Vakfın diğer sivil toplum örgütleri ile ilişkileri nasıl?

Zihni Çabuk: İnşallah çok yakında Karşıyaka belediyesi ile protokolünü yaptığımız cemevimiz hayata geçecek. İlk defa İzmir’de bir cemevi yönetimiyle kullanımıyla Hacı Bektaş Veli kültür derneğine ait olacak.  Amacımız İzmir’de yaşayan ve İzmir’e dışarıdan gelen herkese dokunacak işler yapabilmek. kreşi ile, misafirhanesi ile, dersanesi ile, ritüelleri yerine getirebilmek, yaşlıları tespit edebileceğimiz onların ihtiyaçlarını karşılayabileceğimiz, dışarıdan gelen üniversite öğrencilerine destek olabileceğimiz bir yerimiz olacak. Her sokakta bir cemevi istemiyoruz. İçini doldurabileceğimiz binalarımız olsun. Bizim olan binanın insana hizmet etmesi felsefemiz açısından çok önemli.

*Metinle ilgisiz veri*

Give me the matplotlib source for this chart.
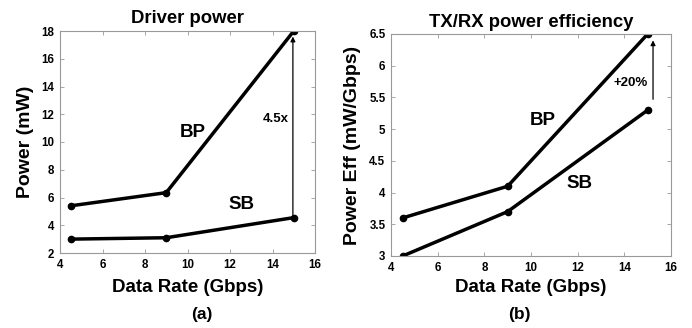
import matplotlib
matplotlib.use("Agg")
import matplotlib.pyplot as plt

plt.rcParams['font.family'] = ['Liberation Sans', 'DejaVu Sans']
plt.rcParams['font.weight'] = 'bold'

rate = [4.5, 9, 15]
drv_bp = [5.4, 6.35, 18.0]
drv_sb = [3.0, 3.1, 4.55]
eff_bp = [3.6, 4.1, 6.5]
eff_sb = [3.0, 3.7, 5.3]

fig = plt.figure(figsize=(6.92, 3.28), dpi=100)
ax1 = fig.add_axes([60/692, 1-253/328, 255/692, 222/328])
ax2 = fig.add_axes([391/692, 1-256/328, 280/692, 222/328])

def style(ax):
    for s in ax.spines.values():
        s.set_color('#999999')
        s.set_linewidth(0.8)
    ax.tick_params(direction='in', top=True, right=True, length=3, width=0.6,
                   color='#999999', labelsize=8.3, labelcolor='black', pad=4)
    for lab in ax.get_xticklabels() + ax.get_yticklabels():
        lab.set_fontweight('bold')

for ys in (drv_bp, drv_sb):
    ax1.plot(rate, ys, color='black', lw=2.5, marker='o', ms=4.5)
ax1.set_xlim(4, 16)
ax1.set_ylim(2, 18)
ax1.set_xticks(range(4, 17, 2))
ax1.set_yticks(range(2, 19, 2))
style(ax1)
ax1.set_title('Driver power', fontsize=13.3, fontweight='bold', pad=6)
ax1.set_xlabel('Data Rate (Gbps)', fontsize=13.5, fontweight='bold', labelpad=6)
ax1.set_ylabel('Power (mW)', fontsize=14, fontweight='bold', labelpad=5)
ax1.text(10.26, 10.7, 'BP', fontsize=13.5, fontweight='bold', ha='center', va='center')
ax1.text(12.56, 5.46, 'SB', fontsize=13.5, fontweight='bold', ha='center', va='center')
ax1.text(14.16, 11.66, '4.5x', fontsize=9.5, fontweight='bold', ha='center', va='center')
ax1.annotate('', xy=(14.96, 17.6), xytext=(14.96, 4.6),
             arrowprops=dict(arrowstyle='-|>', color='black', lw=0.9,
                             mutation_scale=7, shrinkA=0, shrinkB=0))

for ys in (eff_bp, eff_sb):
    ax2.plot(rate, ys, color='black', lw=2.5, marker='o', ms=4.5)
ax2.set_xlim(4, 16)
ax2.set_ylim(3, 6.5)
ax2.set_xticks(range(4, 17, 2))
ax2.set_yticks([3, 3.5, 4, 4.5, 5, 5.5, 6, 6.5])
ax2.set_yticklabels(['3', '3.5', '4', '4.5', '5', '5.5', '6', '6.5'])
style(ax2)
ax2.set_title('TX/RX power efficiency', fontsize=13.3, fontweight='bold', pad=5)
ax2.set_xlabel('Data Rate (Gbps)', fontsize=13.5, fontweight='bold', labelpad=4)
ax2.set_ylabel('Power Eff (mW/Gbps)', fontsize=14, fontweight='bold', labelpad=6)
ax2.text(10.51, 5.14, 'BP', fontsize=13.5, fontweight='bold', ha='center', va='center')
ax2.text(12.06, 4.15, 'SB', fontsize=13.5, fontweight='bold', ha='center', va='center')
ax2.text(14.29, 5.73, '+20%', fontsize=9.5, fontweight='bold', ha='center', va='center')
ax2.annotate('', xy=(15.23, 6.4), xytext=(15.23, 5.47),
             arrowprops=dict(arrowstyle='-|>', color='black', lw=0.9,
                             mutation_scale=7, shrinkA=0, shrinkB=0))

fig.text(202/692, 1-315/328, '(a)', fontsize=12.5, fontweight='bold', ha='center', va='center')
fig.text(519/692, 1-315/328, '(b)', fontsize=12.5, fontweight='bold', ha='center', va='center')

fig.savefig('out.png', dpi=100)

Hüseyin Han: Hükümetlerden veya yerel yönetimlerden çok fazla bir şey istemiyoruz. Çünkü tüm hükümetler, belediyeler kendi Alevisini yaratmak istiyor. Onlardan isteğimiz bunca bilimsel teknolojik ortamda Aleviliği araştırsınlar. Bilimsel olmayan hiçbir şey Alevilik değildir. Bazı gençler diyor ki ben ateisttim ama bilmiyorlar ne demek. Alevilikte ‘hak insanda insan hakta’ diyoruz.

İzmir temsilciler meclisimiz daha organize çalışıyor. Temsilciler meclisi aracılığı ile tüm İzmir’de haberli hareket ediyoruz. Temsilciler meclisi sayfamızdan haberleşiyoruz. Diğer sivil toplum kuruluşlarında da temsilcilerimiz var. Onlar aracılığı ile haberdar olup ortak çalışmalar yürütüyoruz.